Most of the good stuff came on day two. I was shocked that our 600 or so group was blended with another 1200+ general attendees for The Art of Marketing conference. With the likes of David Usher, Singer/Song Writer from Moist; Randi Zuckrberg, (yes, she is related to Mark Zuckerberg), his Marketing-guru sister; Biz Stone, Co-founder of Twitter; Scott Stratten, President of Un-Marketing and an expert in social applications; and Mitch Joel, a digital visionary. Ron Tite was also an exceptional host and masterfully conducted the flow perfectly. There were many amazing quotes from the day and I urge you to discover the #tao or #caamp2012 hashtags on twitter to discover some of the brilliance that was shared that day.

Day one covered the mortgage-specific topics. I was looking forward to seeing Kevin O’Leary from CBC’s Dragon’s Den, however, he was cancelled after announcement of his new mortgage product hit the newsstands last week. Dominion Lending Centers, the session’s sponsors, didn’t want their investment promoting someone they now considered a direct competitor. There’s some exciting mortgage-biz drama, at the expense of my ticket value and personal disappointment.

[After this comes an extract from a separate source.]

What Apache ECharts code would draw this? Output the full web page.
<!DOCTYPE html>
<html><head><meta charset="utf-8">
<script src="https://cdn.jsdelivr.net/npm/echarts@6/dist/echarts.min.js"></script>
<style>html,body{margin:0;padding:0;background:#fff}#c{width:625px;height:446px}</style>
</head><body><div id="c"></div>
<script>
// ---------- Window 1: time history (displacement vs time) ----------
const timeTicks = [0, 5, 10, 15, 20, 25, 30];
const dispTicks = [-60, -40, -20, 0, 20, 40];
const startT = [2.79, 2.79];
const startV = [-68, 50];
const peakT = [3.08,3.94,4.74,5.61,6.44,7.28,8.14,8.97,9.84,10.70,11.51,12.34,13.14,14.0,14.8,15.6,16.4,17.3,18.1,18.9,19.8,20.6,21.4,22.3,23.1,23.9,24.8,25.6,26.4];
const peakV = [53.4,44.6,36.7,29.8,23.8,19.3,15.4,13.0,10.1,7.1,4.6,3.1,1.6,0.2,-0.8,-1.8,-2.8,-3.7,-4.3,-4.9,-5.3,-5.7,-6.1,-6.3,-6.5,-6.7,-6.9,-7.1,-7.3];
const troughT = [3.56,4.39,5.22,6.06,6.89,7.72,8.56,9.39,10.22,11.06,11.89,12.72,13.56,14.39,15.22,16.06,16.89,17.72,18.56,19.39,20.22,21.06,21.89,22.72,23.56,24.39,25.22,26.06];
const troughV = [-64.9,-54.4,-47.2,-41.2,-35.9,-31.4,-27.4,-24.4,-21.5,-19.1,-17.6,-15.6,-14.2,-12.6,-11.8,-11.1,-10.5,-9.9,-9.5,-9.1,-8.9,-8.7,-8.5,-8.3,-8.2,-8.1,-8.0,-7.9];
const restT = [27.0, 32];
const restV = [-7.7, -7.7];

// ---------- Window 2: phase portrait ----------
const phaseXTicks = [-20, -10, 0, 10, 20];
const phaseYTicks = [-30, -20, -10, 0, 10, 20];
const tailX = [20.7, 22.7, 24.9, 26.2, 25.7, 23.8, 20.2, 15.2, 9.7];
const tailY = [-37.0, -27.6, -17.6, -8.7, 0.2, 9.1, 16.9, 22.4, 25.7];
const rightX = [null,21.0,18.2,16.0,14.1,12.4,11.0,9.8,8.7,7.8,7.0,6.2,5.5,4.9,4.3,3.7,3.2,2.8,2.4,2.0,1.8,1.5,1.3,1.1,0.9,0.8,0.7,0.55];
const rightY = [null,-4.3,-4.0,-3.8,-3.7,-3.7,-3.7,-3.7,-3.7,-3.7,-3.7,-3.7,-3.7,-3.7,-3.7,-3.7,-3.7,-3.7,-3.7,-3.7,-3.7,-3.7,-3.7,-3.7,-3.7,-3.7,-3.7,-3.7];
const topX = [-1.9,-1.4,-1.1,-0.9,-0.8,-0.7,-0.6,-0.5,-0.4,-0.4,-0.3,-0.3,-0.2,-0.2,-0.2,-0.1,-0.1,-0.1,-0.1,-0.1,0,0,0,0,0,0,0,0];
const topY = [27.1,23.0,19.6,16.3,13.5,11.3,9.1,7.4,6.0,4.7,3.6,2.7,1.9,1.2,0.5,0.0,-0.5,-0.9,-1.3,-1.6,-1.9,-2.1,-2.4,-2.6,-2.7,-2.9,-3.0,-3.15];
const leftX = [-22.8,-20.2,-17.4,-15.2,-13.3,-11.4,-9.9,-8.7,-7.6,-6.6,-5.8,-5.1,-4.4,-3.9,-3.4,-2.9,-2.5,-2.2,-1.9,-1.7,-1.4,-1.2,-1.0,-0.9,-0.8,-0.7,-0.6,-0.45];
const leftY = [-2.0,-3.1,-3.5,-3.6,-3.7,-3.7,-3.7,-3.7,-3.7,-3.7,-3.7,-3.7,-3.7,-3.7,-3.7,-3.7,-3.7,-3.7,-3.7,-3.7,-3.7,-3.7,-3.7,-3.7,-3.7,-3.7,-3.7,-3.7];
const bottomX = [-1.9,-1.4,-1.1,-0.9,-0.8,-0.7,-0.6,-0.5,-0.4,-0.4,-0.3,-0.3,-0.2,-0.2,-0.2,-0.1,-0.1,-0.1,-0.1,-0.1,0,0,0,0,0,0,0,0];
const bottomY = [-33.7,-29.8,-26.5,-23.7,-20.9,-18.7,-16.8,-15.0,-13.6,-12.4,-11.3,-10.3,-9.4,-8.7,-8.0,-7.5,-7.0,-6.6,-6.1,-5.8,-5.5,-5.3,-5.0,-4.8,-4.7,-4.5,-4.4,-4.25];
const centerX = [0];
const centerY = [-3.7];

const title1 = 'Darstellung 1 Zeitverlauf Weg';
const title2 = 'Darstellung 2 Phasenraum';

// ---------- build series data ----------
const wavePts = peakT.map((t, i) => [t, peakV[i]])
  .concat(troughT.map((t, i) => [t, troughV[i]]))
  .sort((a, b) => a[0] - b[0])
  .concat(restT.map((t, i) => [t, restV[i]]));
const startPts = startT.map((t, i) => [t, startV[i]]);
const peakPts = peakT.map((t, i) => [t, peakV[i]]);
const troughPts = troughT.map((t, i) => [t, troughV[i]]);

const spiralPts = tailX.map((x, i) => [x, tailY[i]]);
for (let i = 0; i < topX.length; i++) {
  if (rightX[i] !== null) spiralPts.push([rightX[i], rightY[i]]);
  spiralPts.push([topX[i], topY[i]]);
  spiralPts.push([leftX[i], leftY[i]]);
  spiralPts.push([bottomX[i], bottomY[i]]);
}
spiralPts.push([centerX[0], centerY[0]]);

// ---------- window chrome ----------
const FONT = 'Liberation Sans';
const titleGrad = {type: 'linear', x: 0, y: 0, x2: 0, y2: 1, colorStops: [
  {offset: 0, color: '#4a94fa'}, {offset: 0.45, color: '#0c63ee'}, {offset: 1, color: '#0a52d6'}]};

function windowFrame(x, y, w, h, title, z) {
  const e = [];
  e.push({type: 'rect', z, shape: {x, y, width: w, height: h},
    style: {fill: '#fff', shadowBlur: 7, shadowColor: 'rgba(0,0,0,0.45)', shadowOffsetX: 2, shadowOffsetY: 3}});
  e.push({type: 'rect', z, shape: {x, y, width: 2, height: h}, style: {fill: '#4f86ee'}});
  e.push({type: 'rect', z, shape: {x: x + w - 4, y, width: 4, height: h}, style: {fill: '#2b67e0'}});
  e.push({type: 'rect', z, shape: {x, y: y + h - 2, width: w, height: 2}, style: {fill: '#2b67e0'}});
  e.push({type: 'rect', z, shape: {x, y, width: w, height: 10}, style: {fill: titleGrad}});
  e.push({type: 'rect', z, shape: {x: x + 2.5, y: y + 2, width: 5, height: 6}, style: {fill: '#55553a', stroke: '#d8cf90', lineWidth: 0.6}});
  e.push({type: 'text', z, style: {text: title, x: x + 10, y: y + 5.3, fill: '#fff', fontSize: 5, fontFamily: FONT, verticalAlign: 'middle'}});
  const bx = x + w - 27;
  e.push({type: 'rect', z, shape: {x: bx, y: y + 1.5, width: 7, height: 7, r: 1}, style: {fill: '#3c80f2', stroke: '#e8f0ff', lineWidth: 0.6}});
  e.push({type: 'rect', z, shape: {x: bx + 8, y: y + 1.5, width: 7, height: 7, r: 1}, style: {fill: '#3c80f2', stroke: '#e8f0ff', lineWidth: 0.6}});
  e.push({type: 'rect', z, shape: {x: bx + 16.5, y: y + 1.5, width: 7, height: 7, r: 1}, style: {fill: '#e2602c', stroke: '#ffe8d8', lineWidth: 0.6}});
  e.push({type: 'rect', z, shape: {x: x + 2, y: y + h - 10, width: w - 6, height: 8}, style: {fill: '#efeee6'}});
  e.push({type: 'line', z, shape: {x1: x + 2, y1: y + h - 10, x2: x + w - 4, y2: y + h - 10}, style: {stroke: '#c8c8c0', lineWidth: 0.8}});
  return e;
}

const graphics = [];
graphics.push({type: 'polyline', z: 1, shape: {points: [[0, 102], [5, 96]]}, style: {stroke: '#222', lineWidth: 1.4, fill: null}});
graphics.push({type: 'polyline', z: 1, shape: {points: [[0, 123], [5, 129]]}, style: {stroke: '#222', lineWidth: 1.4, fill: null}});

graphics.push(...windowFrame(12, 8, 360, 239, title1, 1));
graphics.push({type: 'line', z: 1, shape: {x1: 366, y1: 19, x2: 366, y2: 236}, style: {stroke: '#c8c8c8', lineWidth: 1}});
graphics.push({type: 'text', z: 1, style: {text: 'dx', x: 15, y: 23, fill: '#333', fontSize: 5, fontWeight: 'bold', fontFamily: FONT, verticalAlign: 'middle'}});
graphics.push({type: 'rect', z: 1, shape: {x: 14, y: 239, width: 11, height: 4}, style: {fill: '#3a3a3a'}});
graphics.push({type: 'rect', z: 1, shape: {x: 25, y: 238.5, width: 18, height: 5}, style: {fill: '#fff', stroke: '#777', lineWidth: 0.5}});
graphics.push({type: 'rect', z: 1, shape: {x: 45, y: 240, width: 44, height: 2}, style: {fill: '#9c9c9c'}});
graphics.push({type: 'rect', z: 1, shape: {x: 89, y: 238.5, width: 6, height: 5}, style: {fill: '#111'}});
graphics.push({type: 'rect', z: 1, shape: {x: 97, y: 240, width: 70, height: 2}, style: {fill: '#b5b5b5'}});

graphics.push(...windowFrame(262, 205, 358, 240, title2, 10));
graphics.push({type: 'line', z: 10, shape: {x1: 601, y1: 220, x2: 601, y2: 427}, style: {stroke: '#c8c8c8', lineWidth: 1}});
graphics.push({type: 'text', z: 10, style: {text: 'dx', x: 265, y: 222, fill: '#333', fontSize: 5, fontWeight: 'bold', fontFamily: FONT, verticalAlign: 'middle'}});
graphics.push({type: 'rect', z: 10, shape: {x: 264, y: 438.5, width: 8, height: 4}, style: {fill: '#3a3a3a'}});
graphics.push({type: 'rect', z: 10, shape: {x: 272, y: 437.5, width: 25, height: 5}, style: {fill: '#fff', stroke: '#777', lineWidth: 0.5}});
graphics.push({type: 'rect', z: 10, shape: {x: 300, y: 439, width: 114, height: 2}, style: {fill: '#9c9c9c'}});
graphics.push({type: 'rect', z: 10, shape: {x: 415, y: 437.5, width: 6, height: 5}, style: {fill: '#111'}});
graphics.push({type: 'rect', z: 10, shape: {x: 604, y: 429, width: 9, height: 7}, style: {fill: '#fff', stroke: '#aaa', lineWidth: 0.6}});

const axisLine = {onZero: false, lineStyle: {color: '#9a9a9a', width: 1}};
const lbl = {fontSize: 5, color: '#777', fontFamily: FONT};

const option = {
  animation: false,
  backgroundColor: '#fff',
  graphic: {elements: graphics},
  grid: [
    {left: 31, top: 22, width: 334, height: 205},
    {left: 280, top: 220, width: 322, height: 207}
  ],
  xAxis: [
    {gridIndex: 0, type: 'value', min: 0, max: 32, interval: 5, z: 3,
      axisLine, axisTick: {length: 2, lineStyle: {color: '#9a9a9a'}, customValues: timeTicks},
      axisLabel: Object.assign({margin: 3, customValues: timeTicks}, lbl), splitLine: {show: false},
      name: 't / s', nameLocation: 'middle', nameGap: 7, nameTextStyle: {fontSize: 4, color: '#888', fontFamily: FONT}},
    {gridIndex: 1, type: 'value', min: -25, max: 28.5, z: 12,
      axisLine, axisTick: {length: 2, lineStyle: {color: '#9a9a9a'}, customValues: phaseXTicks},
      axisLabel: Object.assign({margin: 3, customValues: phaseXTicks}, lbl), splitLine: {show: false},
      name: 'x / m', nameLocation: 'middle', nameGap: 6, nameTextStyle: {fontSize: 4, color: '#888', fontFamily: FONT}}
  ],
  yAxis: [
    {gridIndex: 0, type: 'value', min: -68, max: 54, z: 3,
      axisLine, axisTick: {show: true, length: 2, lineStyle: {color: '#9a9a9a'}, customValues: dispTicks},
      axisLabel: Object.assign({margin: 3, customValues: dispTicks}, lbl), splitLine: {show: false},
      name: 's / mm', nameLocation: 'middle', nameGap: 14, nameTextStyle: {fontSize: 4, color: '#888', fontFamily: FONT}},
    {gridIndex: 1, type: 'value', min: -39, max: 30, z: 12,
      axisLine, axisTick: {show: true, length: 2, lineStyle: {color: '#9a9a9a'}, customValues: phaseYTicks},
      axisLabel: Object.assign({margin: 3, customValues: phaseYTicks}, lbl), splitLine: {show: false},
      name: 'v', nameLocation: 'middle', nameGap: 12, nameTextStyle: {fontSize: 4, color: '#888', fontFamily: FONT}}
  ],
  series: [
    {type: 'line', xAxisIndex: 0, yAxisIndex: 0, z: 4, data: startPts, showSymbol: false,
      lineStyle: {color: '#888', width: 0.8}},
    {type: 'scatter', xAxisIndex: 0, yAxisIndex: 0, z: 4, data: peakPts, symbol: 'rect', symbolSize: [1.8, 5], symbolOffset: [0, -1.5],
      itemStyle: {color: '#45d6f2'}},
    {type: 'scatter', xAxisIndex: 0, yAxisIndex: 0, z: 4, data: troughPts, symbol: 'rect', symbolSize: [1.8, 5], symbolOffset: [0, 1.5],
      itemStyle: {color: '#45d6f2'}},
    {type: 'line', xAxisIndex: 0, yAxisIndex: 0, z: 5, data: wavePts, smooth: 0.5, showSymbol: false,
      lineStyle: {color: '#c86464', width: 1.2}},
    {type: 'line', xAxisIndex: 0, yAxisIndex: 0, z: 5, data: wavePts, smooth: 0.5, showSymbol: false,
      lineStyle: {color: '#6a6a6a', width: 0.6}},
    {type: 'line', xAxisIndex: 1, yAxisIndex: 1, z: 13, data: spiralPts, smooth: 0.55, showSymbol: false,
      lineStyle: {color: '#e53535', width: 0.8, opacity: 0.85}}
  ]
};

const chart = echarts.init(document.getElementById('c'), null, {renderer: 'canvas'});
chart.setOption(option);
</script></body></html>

There was just one thing more disappointing than O’Leary’s absence. I feel it necessary to address, as it’s too explicit to not mention. Within 5 minutes of sitting in my seat at our opening ceremonies, I realized something was lacking. Between the opening speeches, the structured sponsor advertisements, introduction to our next year’s Board of Directors and our entire speaker list, women were sparsely accounted for to the point of almost non-existence. Not one women speaker, except for the moderator, CBC business correspondent Amanda Lang, would be seen on stage. Only two women sit on our 18-person Board of Directors, both from the province of Ontario. And to a lesser extent, but still noticeable, the marketing components of the conference had a strong male directive.

I understand my industry is heavily male-dominated, especially in the higher ranks, however, when I looked around the room I noticed an attendance ratio closer to 50/50. It could have even tipped in favor of the females.

There is a powerful new force to add to the industry’s assets that I feel is currently being left untapped; women. Not only are women more involved from a business perspective, but more women are in the market of buying real estate. This generation’s buying habits are strongly determined by the women and children of the household and a larger purchase such as a home should not be discounted. If we ever hope break the near-decade stagnant levels of 25% market penetration, then I think we need to rethink the way we communicate externally as well as internally. It’s time to hang up the old boys club and make room for the unisex boardroom!

In addition to investing in women, we need to consider the strength of our human-power. The industry leaders were asking for the broker community to be the champions and the voice; to consider more investment in the promotion of what we do as a whole and help encourage the support of stronger, more recognized training amongst our colleagues. If the industry association is looking to the individual brokers, competitors or not, to join forces to increase our market share, I feel the interaction in at the conference will need to shift from a full “we talk, you listen” agenda to hybrid of speeches and “interactive” breakouts sessions or brainstorms that encourage our members to collaborate and develop concepts that CAAMP can help implement into action through it’s membership. More women, more involvement, more ideas, more opportunity…it’s just a thought.